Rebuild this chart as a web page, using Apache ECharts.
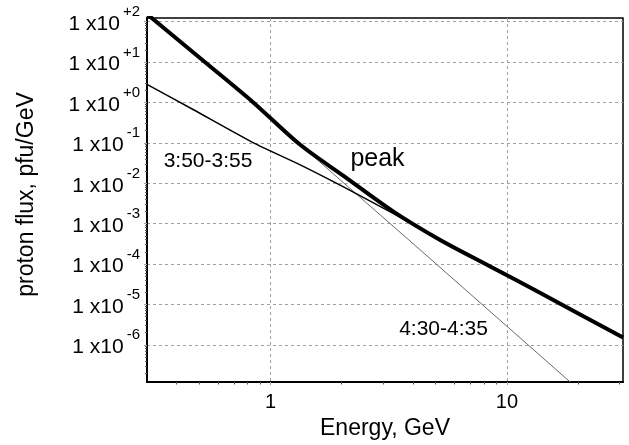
<!DOCTYPE html>
<html><head><meta charset="utf-8">
<script src="https://cdn.jsdelivr.net/npm/echarts@6/dist/echarts.min.js"></script>
<style>html,body{margin:0;padding:0;background:#fff}#c{width:629px;height:445px}</style>
</head><body><div id="c"></div>
<script>
// Data (energy in GeV, flux in pfu/GeV)
const energyPeak = [0.3, 0.527, 0.845, 1.335, 2.036, 3.31, 5.22, 8.5, 13.8, 31];
const fluxPeak   = [154, 10, 1, 0.0893, 0.0152, 1.98e-3, 3.94e-4, 8.7e-5, 1.94e-5, 1.51e-6];
const energyEarly = [0.3, 0.472, 0.847, 1.335, 2.036, 3.21, 5.22, 8.5, 13.8, 31];
const fluxEarly   = [2.8, 0.659, 0.1, 0.0285, 8.1e-3, 1.95e-3, 4.1e-4, 9.1e-5, 2.0e-5, 1.6e-6];
const energyLate = [0.3, 0.527, 0.845, 1.335, 1.971, 4.30, 18.5];
const fluxLate   = [154, 10, 1, 0.0893, 0.0121, 2.23e-4, 1.21e-7];

const seriesNames = ['peak', '3:50-3:55', '4:30-4:35'];
const xTickValues = [1, 10];
const xTickLabels = ['1', '10'];
const yTickValues = [1e-6, 1e-5, 1e-4, 1e-3, 1e-2, 1e-1, 1e0, 1e1, 1e2];
const yTickExponents = ['-6', '-5', '-4', '-3', '-2', '-1', '+0', '+1', '+2'];
const xMinorTicks = [0.4, 0.5, 0.6, 0.7, 0.8, 0.9, 2, 3, 4, 5, 6, 7, 8, 9, 20, 30];
const yMinorTicks = [];
for (let k = -7; k <= 2; k++) for (let m = 2; m <= 9; m++) yMinorTicks.push(+(m + 'e' + k));

const FONT = '"Liberation Sans", Arial, sans-serif';
const X_MIN = 0.3, X_MAX = 31, Y_MIN = 1.2e-7, Y_MAX = 123;

function pairs(xs, ys) { return xs.map((x, i) => [x, ys[i]]); }
function idxOf(list, v) { return list.findIndex(t => Math.abs(Math.log10(t) - Math.log10(v)) < 1e-6); }

const chart = echarts.init(document.getElementById('c'), null, {renderer: 'canvas'});
const gridLine = {show: true, lineStyle: {color: '#a0a0a0', width: 1, type: [3, 3]}};

chart.setOption({
  animation: false,
  backgroundColor: '#ffffff',
  grid: {left: 147, right: 6, top: 18, bottom: 63, show: true, borderColor: '#000', borderWidth: 1.5, backgroundColor: 'transparent'},
  xAxis: [{
    type: 'log', logBase: 10, min: X_MIN, max: X_MAX, position: 'bottom',
    name: 'Energy, GeV', nameLocation: 'middle', nameGap: 33,
    nameTextStyle: {fontFamily: FONT, fontSize: 23, color: '#000'},
    axisLine: {show: true, lineStyle: {color: '#000', width: 2}},
    axisTick: {show: true, length: 6, customValues: xTickValues, lineStyle: {color: '#a0a0a0', type: [3, 3]}},
    axisLabel: {show: true, customValues: xTickValues, margin: 10, fontFamily: FONT, fontSize: 20, color: '#000',
      formatter: v => { const i = idxOf(xTickValues, v); return i >= 0 ? xTickLabels[i] : ''; }},
    splitLine: gridLine, minorTick: {show: false}, minorSplitLine: {show: false}
  }, {
    type: 'log', logBase: 10, min: X_MIN, max: X_MAX, position: 'bottom',
    axisLine: {show: false}, axisLabel: {show: false}, splitLine: {show: false},
    axisTick: {show: true, length: 2.5, customValues: xMinorTicks, lineStyle: {color: '#555', width: 1}}
  }],
  yAxis: [{
    type: 'log', logBase: 10, min: Y_MIN, max: Y_MAX, position: 'left',
    name: 'proton flux, pfu/GeV', nameLocation: 'middle', nameGap: 109,
    nameTextStyle: {fontFamily: FONT, fontSize: 23, color: '#000', padding: [0, 0, 0, 11]},
    axisLine: {show: true, lineStyle: {color: '#000', width: 2}},
    axisTick: {show: true, length: 4, customValues: yTickValues, lineStyle: {color: '#a0a0a0', type: [3, 3]}},
    axisLabel: {show: true, customValues: yTickValues, margin: 7, padding: [5, 0, 0, 0],
      formatter: v => { const i = idxOf(yTickValues, v); return i >= 0 ? '{a|1 x10}{s|' + yTickExponents[i] + '}' : ''; },
      rich: {
        a: {fontFamily: FONT, fontSize: 21, color: '#000', lineHeight: 21, verticalAlign: 'middle'},
        s: {fontFamily: FONT, fontSize: 15, color: '#000', lineHeight: 15, verticalAlign: 'middle', padding: [0, 0, 24, 3]}
      }},
    splitLine: gridLine
  }, {
    type: 'log', logBase: 10, min: Y_MIN, max: Y_MAX, position: 'left',
    axisLine: {show: false}, axisLabel: {show: false}, splitLine: {show: false},
    axisTick: {show: true, length: 2, customValues: yMinorTicks, lineStyle: {color: '#555', width: 1}}
  }],
  series: [
    {name: seriesNames[2], type: 'line', data: pairs(energyLate, fluxLate), xAxisIndex: 0, yAxisIndex: 0,
     showSymbol: false, symbol: 'none', clip: true, lineStyle: {color: '#6a6a6a', width: 1}, z: 2},
    {name: seriesNames[1], type: 'line', data: pairs(energyEarly, fluxEarly), xAxisIndex: 0, yAxisIndex: 0,
     showSymbol: false, symbol: 'none', clip: true, smooth: 0.2, lineStyle: {color: '#000', width: 1.5}, z: 3},
    {name: seriesNames[0], type: 'line', data: pairs(energyPeak, fluxPeak), xAxisIndex: 0, yAxisIndex: 0,
     showSymbol: false, symbol: 'none', clip: true, smooth: 0.3, lineStyle: {color: '#000', width: 4}, z: 4}
  ],
  graphic: [
    {type: 'text', x: 377.5, y: 159, style: {text: 'peak', fontFamily: FONT, fontSize: 25, fill: '#000', align: 'center', verticalAlign: 'middle'}},
    {type: 'text', x: 208, y: 161.5, style: {text: '3:50-3:55', fontFamily: FONT, fontSize: 21, fill: '#000', align: 'center', verticalAlign: 'middle'}},
    {type: 'text', x: 443.5, y: 329.5, style: {text: '4:30-4:35', fontFamily: FONT, fontSize: 21, fill: '#000', align: 'center', verticalAlign: 'middle'}}
  ]
});
</script></body></html>
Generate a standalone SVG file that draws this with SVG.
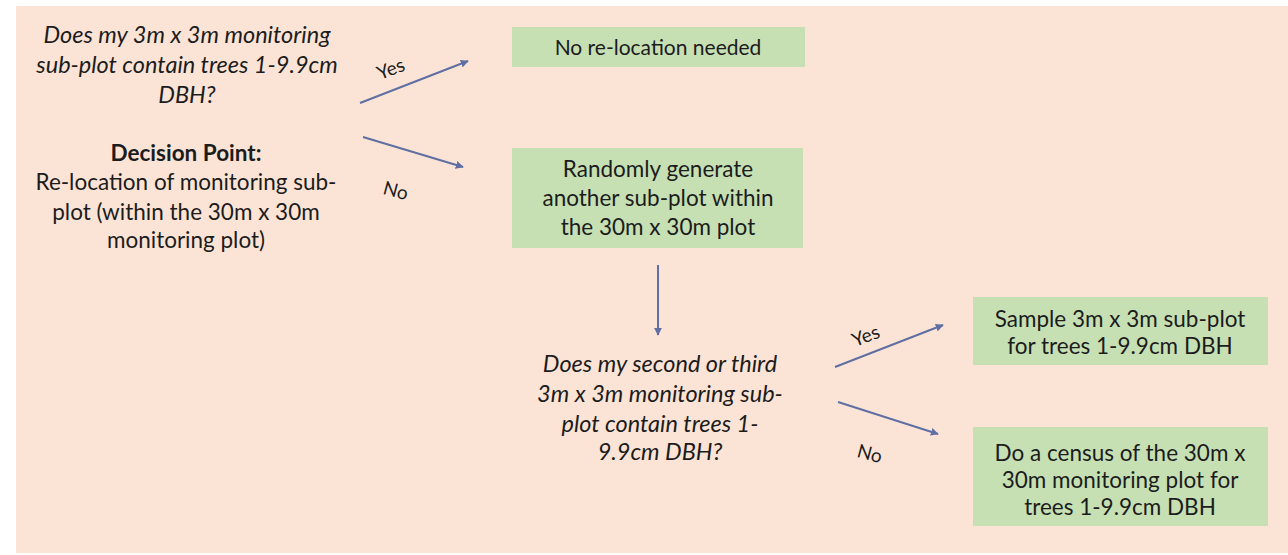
<svg xmlns="http://www.w3.org/2000/svg" width="1288" height="555" viewBox="0 0 1288 555">
<defs>
<marker id="ah" viewBox="0 0 10 10" refX="9" refY="5" markerWidth="4" markerHeight="4" orient="auto" markerUnits="strokeWidth">
<path d="M0,0 L10,5 L0,10 Z" fill="#5F6FA3"/>
</marker>
<style>
text{font-family:Lato,"Open Sans","Liberation Sans",sans-serif;fill:#1c1c1c;font-size:22.5px;text-anchor:middle}
.it{font-style:italic;font-size:23.5px}
.b{font-weight:bold}
.lbl{font-size:19px}
.box{fill:#C6E0B4}
.conn line{stroke:#5F6FA3;stroke-width:2;marker-end:url(#ah)}
</style>
</defs>
<rect x="0" y="0" width="1288" height="555" fill="#ffffff"/>
<rect x="16" y="6" width="1272" height="547" fill="#FBE4D6"/>

<g id="q1">
<text class="it" x="187" y="43">Does my 3m x 3m monitoring</text>
<text class="it" x="187" y="73">sub-plot contain trees 1-9.9cm</text>
<text class="it" x="187" y="103">DBH?</text>
</g>
<g id="decision">
<text class="b" x="186" y="161">Decision Point:</text>
<text x="186" y="190">Re-location of monitoring sub-</text>
<text x="186" y="220">plot (within the 30m x 30m</text>
<text x="186" y="248">monitoring plot)</text>
</g>

<g id="n-norelocation">
<rect class="box" x="512" y="27" width="293" height="40"/>
<text x="658" y="55" style="font-size:21px">No re-location needed</text>
</g>
<g id="n-random">
<rect class="box" x="512" y="148" width="291" height="100"/>
<text x="658" y="177">Randomly generate</text>
<text x="658" y="206">another sub-plot within</text>
<text x="658" y="235">the 30m x 30m plot</text>
</g>
<g id="q2">
<text class="it" x="660" y="372">Does my second or third</text>
<text class="it" x="660" y="402">3m x 3m monitoring sub-</text>
<text class="it" x="660" y="432">plot contain trees 1-</text>
<text class="it" x="660" y="460">9.9cm DBH?</text>
</g>
<g id="n-sample">
<rect class="box" x="973" y="297" width="295" height="68"/>
<text x="1120" y="327">Sample 3m x 3m sub-plot</text>
<text x="1120" y="354">for trees 1-9.9cm DBH</text>
</g>
<g id="n-census">
<rect class="box" x="973" y="427" width="295" height="99"/>
<text x="1120" y="461">Do a census of the 30m x</text>
<text x="1120" y="488">30m monitoring plot for</text>
<text x="1120" y="515">trees 1-9.9cm DBH</text>
</g>

<g class="conn" id="connectors">
<line x1="360" y1="103" x2="468" y2="61"/>
<line x1="363" y1="137" x2="463" y2="167"/>
<line x1="658" y1="265" x2="658" y2="335"/>
<line x1="835" y1="367" x2="943" y2="325"/>
<line x1="838" y1="402" x2="938" y2="434"/>
<text class="lbl" transform="translate(393,75) rotate(-21)">Yes</text>
<text class="lbl" transform="translate(394,197) rotate(15)">No</text>
<text class="lbl" transform="translate(868,342) rotate(-21)">Yes</text>
<text class="lbl" transform="translate(868,460) rotate(15)">No</text>
</g>
</svg>
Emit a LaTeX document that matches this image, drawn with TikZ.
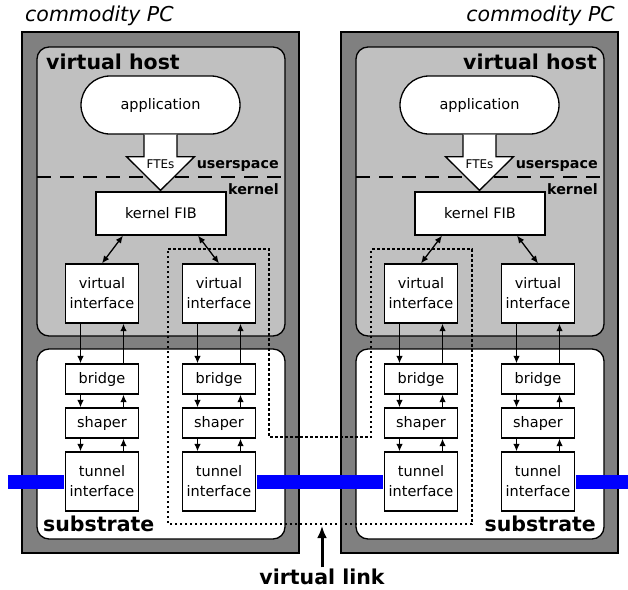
\documentclass[tikz,border=0pt]{standalone}
\usepackage{fontspec}
\setmainfont{DejaVu Sans}
\usetikzlibrary{arrows.meta,shapes.misc,calc}
\definecolor{pcgray}{RGB}{128,128,128}
\definecolor{hostgray}{RGB}{192,192,192}
\definecolor{tunnelblue}{RGB}{0,0,255}
\begin{document}
\begin{tikzpicture}[x=1pt,y=-1pt,
  pcbox/.style={draw=black, line width=2.5pt, fill=pcgray},
  layer/.style={draw=black, line width=1.3pt, rounded corners=12pt},
  boxtext/.style={font=\fontsize{14.5}{20}\selectfont},
  unit/.style={boxtext, draw=black, fill=white, line width=1.3pt,
    minimum width=73pt, inner sep=0pt, align=center},
  appbox/.style={boxtext, rounded rectangle, draw=black, fill=white,
    line width=1.3pt, minimum width=159pt, minimum height=58pt, inner sep=0pt},
  fibbox/.style={boxtext, draw=black, fill=white, line width=1.3pt,
    minimum width=130pt, minimum height=43pt, inner sep=0pt},
  flow/.style={line width=1.3pt, -{Latex[length=7.5pt,width=6.5pt]}},
  biflow/.style={line width=1.3pt, {Latex[length=7.5pt,width=6.5pt]}-{Latex[length=7.5pt,width=6.5pt]}},
  biglabel/.style={font=\fontsize{20.5}{24}\selectfont\bfseries, inner sep=0pt},
  pclabel/.style={font=\fontsize{20.5}{24}\selectfont\itshape, inner sep=0pt},
  layerlabel/.style={font=\fontsize{14.3}{17}\selectfont\bfseries, inner sep=0pt},
  wire/.style={line width=14pt, draw=tunnelblue},
  linkpath/.style={line width=2pt, dash pattern=on 2.5pt off 2.5pt},
]
\useasboundingbox (0,0) rectangle (628,589);

% two identical commodity PCs
\foreach \p/\s in {a/0,b/319}{
  \begin{scope}[xshift=\s pt]
    \draw[pcbox] (22,32) rectangle (299,553);
    \draw[layer, fill=hostgray] (37,47) rectangle (285,336);
    \draw[layer, fill=white] (37,349) rectangle (285,539);
    % userspace / kernel boundary
    \draw[line width=1.8pt, dash pattern=on 14pt off 9pt] (37,177) -- (285,177);

    \node[appbox] (app\p) at (160.5,105) {application};
    \node[fibbox] (fib\p) at (161,213.5) {kernel FIB};

    % block arrow carrying the FTEs
    \draw[line width=1.3pt, fill=white, line join=miter]
      ($(app\p.south)+(-16.5,0)$) -- ($(app\p.south)+(-16.5,22)$)
      -- ($(app\p.south)+(-34,22)$) -- ($(fib\p.north)+(-0.5,-1)$)
      -- ($(app\p.south)+(34,22)$) -- ($(app\p.south)+(16.5,22)$)
      -- ($(app\p.south)+(16.5,0)$);
    \node[font=\fontsize{12}{14}\selectfont, inner sep=0pt] (ftes\p)
      at ($(app\p.south)+(0,30)$) {FTEs};

    \foreach \c/\cx in {1/102,2/219}{
      \node[unit, minimum height=59pt] (vi\c\p) at (\cx,293.5) {virtual\\interface};
      \node[unit, minimum height=30pt] (br\c\p) at (\cx,379) {bridge};
      \node[unit, minimum height=30pt] (sh\c\p) at (\cx,423) {shaper};
      \node[unit, minimum height=59pt] (tu\c\p) at (\cx,481.5) {tunnel\\interface};
      \draw[flow] ([xshift=-21.5pt]vi\c\p.south) -- ([xshift=-21.5pt]br\c\p.north);
      \draw[flow] ([xshift=21.5pt]br\c\p.north) -- ([xshift=21.5pt]vi\c\p.south);
      \draw[flow] ([xshift=-21.5pt]br\c\p.south) -- ([xshift=-21.5pt]sh\c\p.north);
      \draw[flow] ([xshift=21.5pt]sh\c\p.north) -- ([xshift=21.5pt]br\c\p.south);
      \draw[flow] ([xshift=-21.5pt]sh\c\p.south) -- ([xshift=-21.5pt]tu\c\p.north);
      \draw[flow] ([xshift=21.5pt]tu\c\p.north) -- ([xshift=21.5pt]sh\c\p.south);
    }
    \draw[biflow] ([xshift=-38pt]fib\p.south) -- (vi1\p.north);
    \draw[biflow] ([xshift=37pt]fib\p.south) -- (vi2\p.north);
  \end{scope}
}

% layer labels
\node[pclabel, anchor=west] (pca) at (25,16) {commodity PC};
\node[pclabel, anchor=east] (pcb) at (615,16) {commodity PC};
\node[biglabel, anchor=west] (vhosta) at (46,62) {virtual host};
\node[biglabel, anchor=east] (vhostb) at (597,62) {virtual host};
\node[layerlabel, anchor=east] (usera) at (279,166) {userspace};
\node[layerlabel, anchor=east] (userb) at (598,166) {userspace};
\node[layerlabel, anchor=east] (kerna) at (279,189) {kernel};
\node[layerlabel, anchor=east] (kernb) at (598,189) {kernel};
\node[biglabel, anchor=west] (subsa) at (43,524) {substrate};
\node[biglabel, anchor=east] (subsb) at (596,524) {substrate};

% physical tunnels
\coordinate (edgeL) at (8,481.5);
\coordinate (edgeR) at (628,481.5);
\draw[wire, shorten >=0.65pt] (edgeL) -- (tu1a.west);
\draw[wire, shorten <=0.65pt, shorten >=0.65pt] (tu2a.east) -- (tu1b.west);
\draw[wire, shorten <=0.65pt] (tu2b.east) -- (edgeR);

% virtual link spanning both PCs
\draw[linkpath] (168,249) -- (269,249) -- (269,437) -- (371,437) -- (371,249)
  -- (472,249) -- (472,524) -- (168,524) -- cycle;
\node[biglabel] (vlink) at (322,576.5) {virtual link};
\coordinate (vlinktip) at (322,526);
\draw[line width=3pt, -{Latex[length=12pt,width=10pt]}, shorten <=1pt]
  (vlink.north) -- (vlinktip);
\end{tikzpicture}
\end{document}
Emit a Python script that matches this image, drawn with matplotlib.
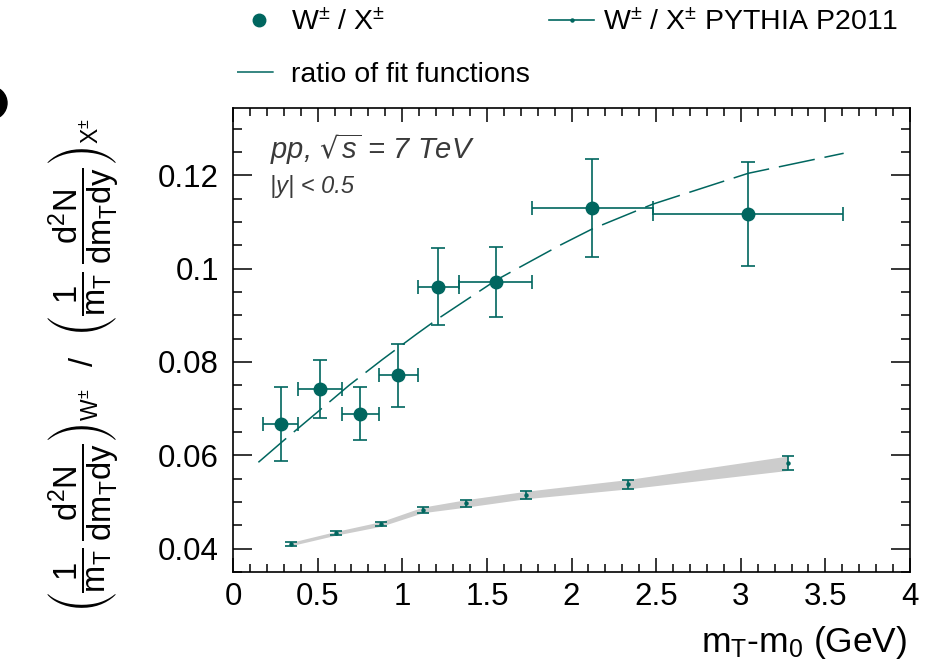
import matplotlib
matplotlib.use("Agg")
import matplotlib.pyplot as plt
from matplotlib.lines import Line2D
from matplotlib.patches import Ellipse
from matplotlib.ticker import MultipleLocator
import numpy as np

plt.rcParams['font.family'] = ['Liberation Sans', 'DejaVu Sans']
plt.rcParams['mathtext.default'] = 'regular'

teal = '#00665f'
W, H = 930, 664

# measured W/X ratio, pp 7 TeV
mt = [0.284, 0.514, 0.752, 0.977, 1.213, 1.552, 2.123, 3.043]
ratio = [0.0668, 0.0742, 0.0689, 0.0772, 0.0961, 0.0972, 0.1129, 0.1116]
ratio_up = [0.0747, 0.0805, 0.0747, 0.0838, 0.1045, 0.1047, 0.1235, 0.1228]
ratio_lo = [0.0588, 0.0680, 0.0633, 0.0704, 0.0879, 0.0897, 0.1024, 0.1005]
bin_lo = [0.179, 0.386, 0.642, 0.863, 1.095, 1.337, 1.765, 2.480]
bin_hi = [0.386, 0.642, 0.863, 1.095, 1.337, 1.765, 2.480, 3.604]

# ratio of fit functions
fit_x = [0.150, 0.297, 0.494, 0.686, 0.882, 1.086, 1.213, 1.558, 1.932, 2.123, 2.480, 3.043, 3.608]
fit_y = [0.0585, 0.0631, 0.0691, 0.0750, 0.0805, 0.0860, 0.0893, 0.0976, 0.1050, 0.1085, 0.1138, 0.1204, 0.1247]

# PYTHIA P2011
py_x = [0.343, 0.609, 0.875, 1.121, 1.377, 1.731, 2.332, 3.277]
py_y = [0.0410, 0.0433, 0.0453, 0.0483, 0.0497, 0.0515, 0.0538, 0.0583]
py_err = [0.00036, 0.0004, 0.0005, 0.0006, 0.0008, 0.0008, 0.0010, 0.00154]

x_ticks = [0, 0.5, 1, 1.5, 2, 2.5, 3, 3.5, 4]
x_ticklabels = ['0', '0.5', '1', '1.5', '2', '2.5', '3', '3.5', '4']
y_ticks = [0.04, 0.06, 0.08, 0.10, 0.12]
y_ticklabels = ['0.04', '0.06', '0.08', '0.1', '0.12']

fig = plt.figure(figsize=(W / 100, H / 100), dpi=100)
ax = fig.add_axes([233 / W, 1 - 572 / H, (910 - 233) / W, (572 - 108) / H])

mt_a = np.array(mt)
ratio_a = np.array(ratio)
yerr = [ratio_a - np.array(ratio_lo), np.array(ratio_up) - ratio_a]
xerr = [mt_a - np.array(bin_lo), np.array(bin_hi) - mt_a]

py_y_a = np.array(py_y)
py_err_a = np.array(py_err)
ax.fill_between(py_x, py_y_a - py_err_a, py_y_a + py_err_a, color='#cccccc', lw=0, zorder=1)
ax.errorbar(py_x, py_y, yerr=py_err, fmt='o', ms=2.2, color=teal, ecolor=teal,
            elinewidth=1.2, capsize=4.5, capthick=1.2, zorder=3)

ax.plot(fit_x, fit_y, color=teal, lw=1.1, dashes=(24, 6.5), zorder=2)

ax.errorbar(mt, ratio, xerr=xerr, yerr=yerr, fmt='o', ms=9, color=teal, ecolor=teal,
            elinewidth=1.2, capsize=4.8, capthick=1.2, zorder=4)

ax.set_xlim(0, 4)
ax.set_ylim(0.035, 0.1344)
ax.set_xticks(x_ticks)
ax.set_xticklabels(x_ticklabels)
ax.set_yticks(y_ticks)
ax.set_yticklabels(y_ticklabels)
ax.xaxis.set_minor_locator(MultipleLocator(0.1))
ax.yaxis.set_minor_locator(MultipleLocator(0.005))
ax.tick_params(which='both', direction='in', top=True, right=True, width=1.1,
               labelsize=22.5)
ax.tick_params(axis='x', which='major', length=10, pad=7)
ax.tick_params(axis='x', which='minor', length=5.5)
ax.tick_params(axis='y', which='major', length=13.5, pad=10)
ax.tick_params(axis='y', which='minor', length=6.5)
for s in ax.spines.values():
    s.set_linewidth(1.2)

ax.text((270 - 233) / 677, 1 - (149 - 108) / 464, r'pp, $\sqrt{s}$ = 7 TeV', transform=ax.transAxes,
        fontsize=21, style='italic', color='#3a3a3a', va='center', ha='left')
ax.text((270 - 233) / 677, 1 - (186 - 108) / 464, '|y| < 0.5', transform=ax.transAxes,
        fontsize=17, style='italic', color='#3a3a3a', va='center', ha='left')

fig.text(907 / W, 1 - 652 / H, r'm$_{T}$-m$_{0}$ (GeV)', fontsize=25.5, ha='right', va='baseline')

ylab = (r'$\left(\dfrac{1}{m_{T}}\,\dfrac{d^{2}N}{dm_{T}dy}\right)_{W^{\pm}}\ \ /\ \ '
        r'\left(\dfrac{1}{m_{T}}\,\dfrac{d^{2}N}{dm_{T}dy}\right)_{X^{\pm}}$')
fig.text(84 / W, 1 - 366 / H, ylab, rotation=90, fontsize=23.5, ha='center', va='center')

# partial black disc cut by the left edge
fig.patches.append(Ellipse((-9.5 / W, 1 - 103 / H), 33 / W, 33 / H, color='black',
                           transform=fig.transFigure, figure=fig))

h_data = Line2D([], [], ls='none', marker='o', ms=9, color=teal)
h_fit = Line2D([], [], color=teal, lw=1.1, dashes=(24, 6.5))
h_py = Line2D([], [], color=teal, lw=1.2, marker='o', ms=2.2)
fig.legend([h_data, h_fit, h_py],
           [r'W$^{\pm}$ / X$^{\pm}$', 'ratio of fit functions', r'W$^{\pm}$ / X$^{\pm}$ PYTHIA P2011'],
           ncol=2, loc='upper left', bbox_to_anchor=(237 / W, 1 - 9 / H), frameon=False,
           fontsize=20.5, borderpad=0, borderaxespad=0, handlelength=1.58,
           handletextpad=0.3, columnspacing=0.7, labelspacing=0.92)

fig.savefig('out.png', dpi=100)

+--

[TO BE DONE] Extract, without any images, the part of the material above that opens with the line containing "Emit a Python" and closes with the line containing "W, H = 930, 664", both lines included.

[COMPLETE OUTPUT]
Emit a Python script that matches this image, drawn with matplotlib.
import matplotlib
matplotlib.use("Agg")
import matplotlib.pyplot as plt
from matplotlib.lines import Line2D
from matplotlib.patches import Ellipse
from matplotlib.ticker import MultipleLocator
import numpy as np

plt.rcParams['font.family'] = ['Liberation Sans', 'DejaVu Sans']
plt.rcParams['mathtext.default'] = 'regular'

teal = '#00665f'
W, H = 930, 664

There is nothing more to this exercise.